I have attempted to reconstruct what ended up being a completely extemporaneous sermon. I ended up not following my Sermon notes. I had suspected though, that I might find myself doing that this time as I prepapred the sermon. So what follows is a summary of what I think I did in my sermon.
If you know it or not today is about water. What God does with Water. Today we celebrate the Baptism of the Lord. Today we also remember our baptism. God reveals himself as Trinity and Jesus and his Son the Word in water through the Baptism of Jesus. "This is my Son, the Beloved, with who I am well pleased". We are to connect this up with this passage about God's Servant in Isaiah 42:1-9. "...I have put my spirit upon him..." (42:1) The spirit descends on Jesus as he comes up out of the water. Water is significant throughout salvation history; Israel passes through the Red Sea, and then through the Jordan, John baptizes in the Jordan, Jesus commands his followers to baptize in the Name of the Father Son and Holy Spirit.
Yet, I am mindful of the tsunami and the hundreds of thousand dead in its wake. We know water as not only as salvific andgiving life, but as dangerous and bringing death. There is dissonance here for me. And then I read in verse 4 of Isaiah 42 "and the coastlands wait for his teaching." There seems to be something significant here: the tsunami and its destructiveness leaves us reeling in the disordered reality in which we live. Yet did not God create this order in which water can be so destructive so much the antithesis of life? The Orthodox theologian David Hart reminds us however, that Christianity teaches that we live in a disordered world. Due to the fall all of Creation is out of wack and dominated by death and sin. The effects of the fall are cosmic and effect the very fabric of the created order. Christ's coming and thus Christ's baptism has relevance not only for us as individuals but the entire cosmos.

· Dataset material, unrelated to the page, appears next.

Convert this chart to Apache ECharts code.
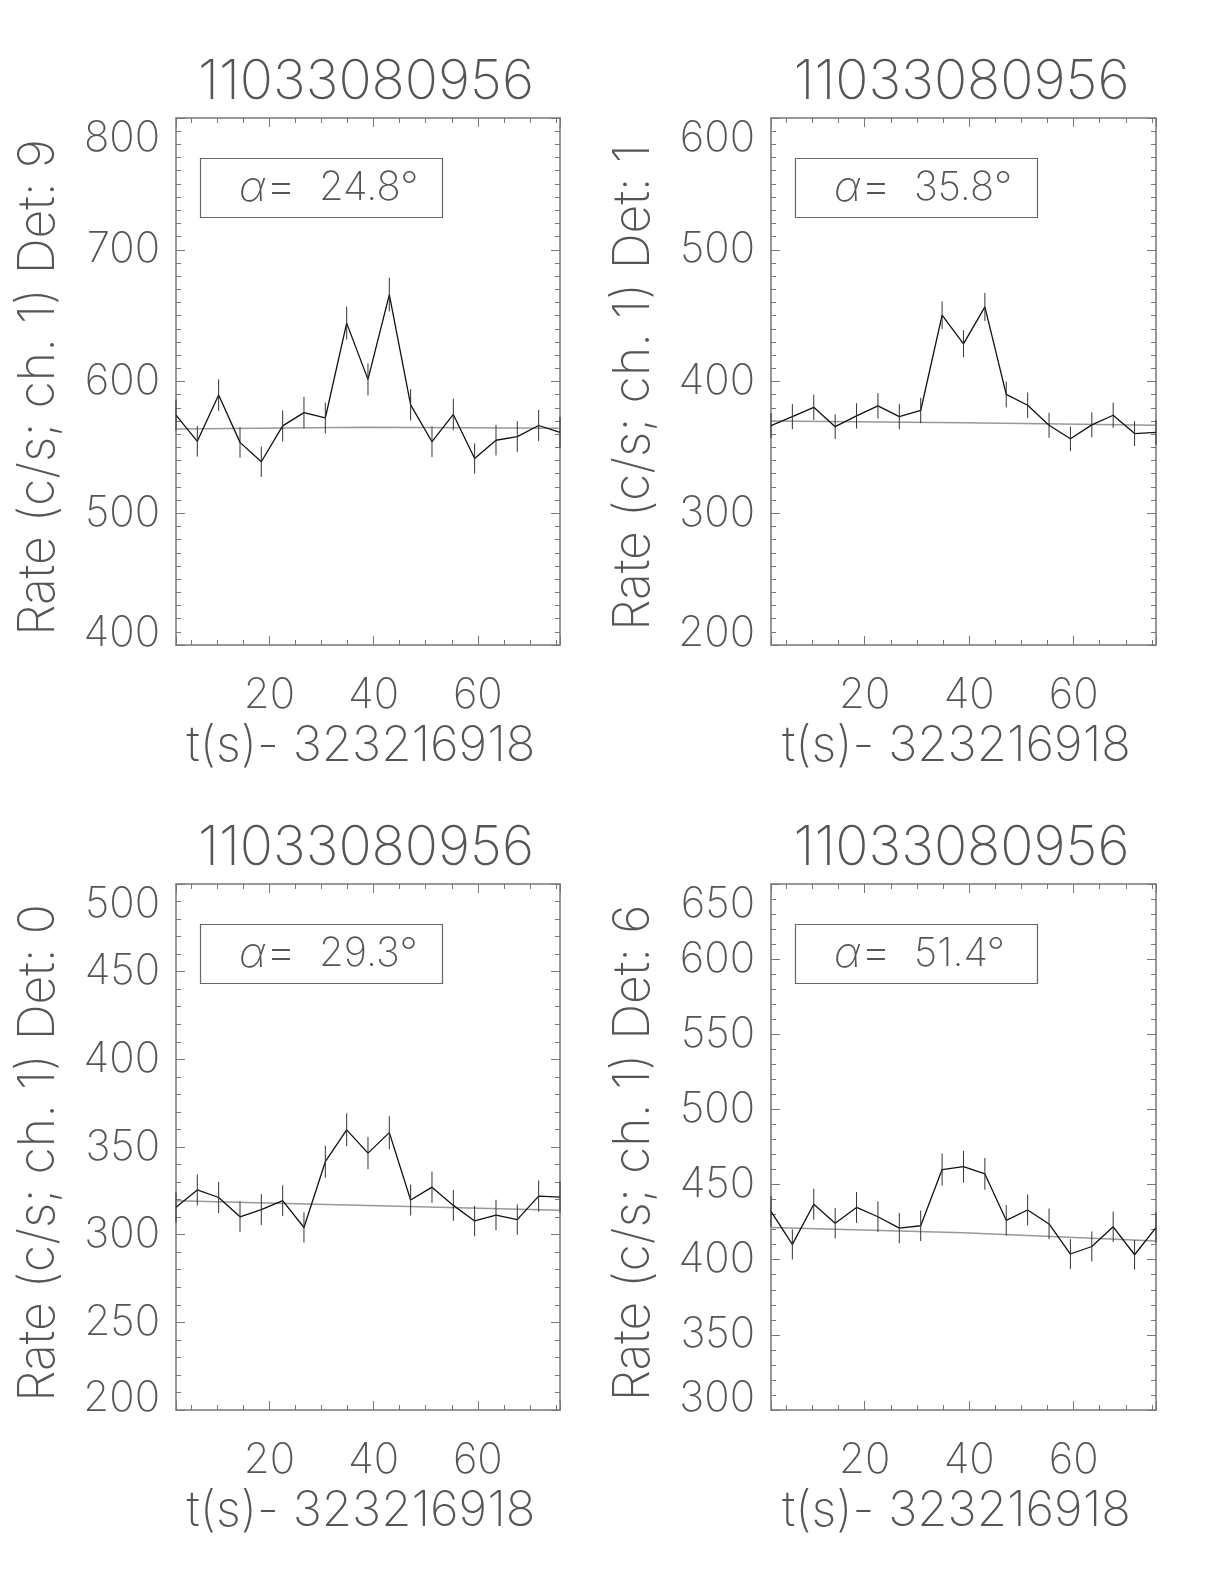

The icon of the Baptism of Christ is indicative of this cosmic dimension of Christ's baptism. If you look at the bottom third of the icon you will see two figures a bearded man and a dragon. In the top icon the man has wings in the bottom icon the man sits on the back of the dragon. The man symbolizes/represents the spirit of the Jordan, the dragon is the great leviathan representing the ancient chaos/waters overwhich the Spirit hovered at creation. The action is one of both being repelled and brought back under the rule of their creator. In the top icon we have the more ancient form of the icon with Christ's hand in the water in blessing. The Icon shows also the tension we still live in Christ has come the work of the bringing of all things back into right relationship with God has been accomplished and is being accomplished, we pass through water in identification with Christ: dying and being brought back to new life in the waters of baptism. Water remains both in service to life and death.

Jesus baptism, our baptism, has cosmic significance. Water, that potentially destructive force is that which we pass through to new life, that in which we are identified with Christ.

Since it is customary in some Covenant chruch's to remember one's baptism and renew the vows of baptism, I place on the table a bowl of holy water, and invited any who wished to come forward and dip their hand in the water and make the sign of the cross (the sign of the trinity Father Son and Holy Spirit)in remeberance/renewal of their baptism.